Apple will pay ethical hackers more than $1m if they responsibly disclose dangerous security vulnerabilities to the firm, the company announced at the Black Hat security conference in Las Vegas.

The new “bug bounty”, up from a previous maximum of $200,000, could even out-bid what a security researcher could earn if they decided to skip disclosure altogether and sell the bug to a nation state or an “offensive security company”, according to data shared by Maor Shwartz, a vulnerability broker at the same conference.

Apple’s new bug bounty programme is a marked step up from a previous offering, which was limited to a select pool of pre-approved researchers. The company has also extended it to reward hackers finding vulnerabilities in watchOS and tvOS, as well as iOS and macOS.

The amount that researchers will receive depends on the severity of the bug they find. Earning $1m, for example, requires finding a weakness in iOS that can hack the kernel, the most secure layer of the operating system, without a single click from the user. There’s a potential bonus of another 50% if the bug is found in pre-release software, Apple said, potentially taking the earnings up to $1.5m for a single bug.

That matches what researchers could expect to earn if they went down the “grey hat” route and sold their finding to governments or contractors who intended to use it to hack state enemies, rather than fix it, according to Shwartz.

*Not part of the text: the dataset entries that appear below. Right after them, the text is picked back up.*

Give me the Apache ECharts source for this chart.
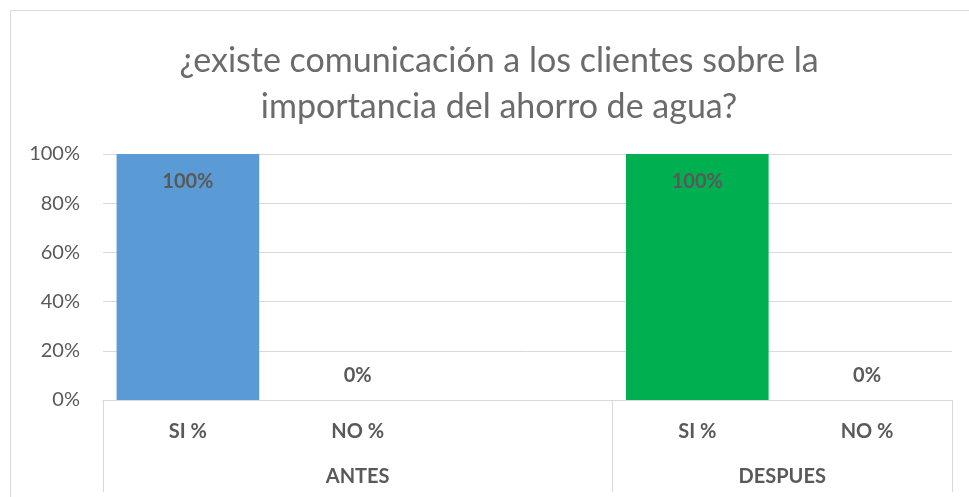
<!DOCTYPE html>
<html>
<head>
<meta charset="utf-8">
<title>ahorro de agua</title>
<script src="https://cdn.jsdelivr.net/npm/echarts@6/dist/echarts.min.js"></script>
<style>
    html, body { margin: 0; padding: 0; background: #fff; }
    #main { width: 969px; height: 497px; }
</style>
</head>
<body>
<div id="main"></div>
<script>
// datos
var categories = ['SI %', 'NO %', '', 'SI %', 'NO %'];
var antesValues = [100, 0, null, null, null];
var despuesValues = [null, null, null, 100, 0];
// eje de grupos: 11 posiciones (medias ranuras), etiquetas en 3 y 8, separadores en 0, 6 y 10
var groupSlots = ['', '', '', 'ANTES', '', '', '', '', 'DESPUES', '', ''];
var groupSeparators = [0, 6, 10];
var yTicks = [0, 20, 40, 60, 80, 100];

var font = 'Lato, "Open Sans", sans-serif';
var gray = '#595959';

function buildData(values) {
    return values.map(function (v) {
        if (v == null) return null;
        return {
            value: v,
            label: v > 0
                ? { position: 'insideTop', distance: 18 }
                : { position: 'top', distance: 14 }
        };
    });
}

var myChart = echarts.init(document.getElementById('main'));
var option = {
    animation: false,
    backgroundColor: '#fff',
    title: {
        text: '¿existe comunicación a los clientes sobre la\nimportancia del ahorro de agua?',
        left: 494,
        textAlign: 'center',
        top: 33,
        textStyle: {
            fontFamily: font,
            fontSize: 34,
            fontWeight: 'normal',
            color: '#6b6b6b',
            lineHeight: 46
        }
    },
    graphic: [{
        type: 'rect',
        shape: { x: 10.5, y: 10.5, width: 1000, height: 600 },
        style: { fill: 'none', stroke: '#d9d9d9', lineWidth: 1 },
        silent: true,
        z: -1
    }],
    grid: { left: 103, right: 17, top: 154, bottom: 97 },
    xAxis: [{
        type: 'category',
        data: categories,
        axisLine: { show: true, lineStyle: { color: '#d9d9d9' } },
        axisTick: { show: false },
        axisLabel: {
            interval: 0,
            margin: 22,
            fontFamily: font,
            fontSize: 20,
            fontWeight: 'bold',
            color: gray
        }
    }, {
        type: 'category',
        position: 'bottom',
        data: groupSlots,
        boundaryGap: false,
        axisLine: { show: false },
        axisTick: {
            show: true,
            length: 92,
            interval: function (index) {
                return groupSeparators.indexOf(index) >= 0;
            },
            lineStyle: { color: '#d9d9d9' }
        },
        axisLabel: {
            interval: function (index, value) {
                return value !== '';
            },
            margin: 67,
            fontFamily: font,
            fontSize: 20,
            fontWeight: 'bold',
            color: gray
        }
    }],
    yAxis: {
        type: 'value',
        min: yTicks[0],
        max: yTicks[yTicks.length - 1],
        interval: 20,
        axisLine: { show: false },
        axisTick: { show: false },
        splitLine: { lineStyle: { color: '#d9d9d9' } },
        axisLabel: {
            margin: 23,
            fontFamily: font,
            fontSize: 20,
            color: gray,
            formatter: '{value}%'
        }
    },
    series: [{
        name: 'ANTES',
        type: 'bar',
        stack: 'total',
        barWidth: '84%',
        data: buildData(antesValues),
        itemStyle: { color: '#5b9bd5' },
        label: {
            show: true,
            fontFamily: font,
            fontSize: 20,
            fontWeight: 'bold',
            color: gray,
            formatter: '{c}%'
        }
    }, {
        name: 'DESPUES',
        type: 'bar',
        stack: 'total',
        barWidth: '84%',
        data: buildData(despuesValues),
        itemStyle: { color: '#00b050' },
        label: {
            show: true,
            fontFamily: font,
            fontSize: 20,
            fontWeight: 'bold',
            color: gray,
            formatter: '{c}%'
        }
    }]
};
myChart.setOption(option);
</script>
</body>
</html>
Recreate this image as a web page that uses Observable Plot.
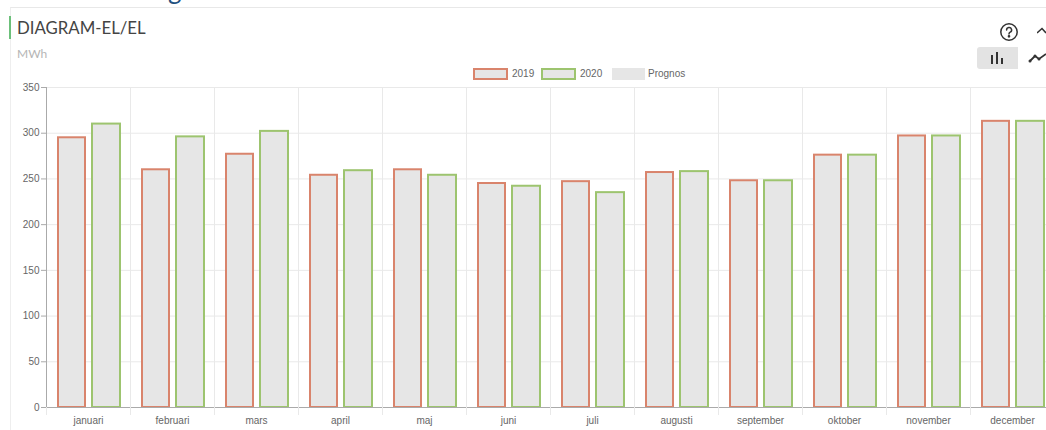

The “high-end market” for those sorts of buyers includes the same “zero-click RCEs” – remote command execution – for which Apple is offering its highest payout. It also includes any vulnerability in the encryption used by messaging services, including WhatsApp and iMessage, that could be used to intercept messages in transit and silently decrypt them.

Competition between governments and tech companies for knowledge of security vulnerabilities is more open than it has ever been. On the corporate side, the rise of bug bounties has ensured that responsibly disclosing weaknesses isn’t just something companies like Apple, Google and Microsoft expect hackers to do out of the goodness of their hearts, but can actually help those who find them pay the bills.

On the government side, however, companies such as Zerodium pioneered the practice of explicitly advertising that they would buy security vulnerabilities, with the intent of passing them on to government clients who use them as part of their espionage operations. In January, Zerodium raised its maximum payout to $2m, the company announced, for any vulnerability that can remotely “jailbreak” an iOS device, enabling unauthorised software installations, without requiring user integration.

Apple is fighting back, however, issuing select security researchers pre-jailbroken iOS devices in an effort to help responsible researchers find bugs before their less ethical colleagues, according to a Forbes report from earlier this month.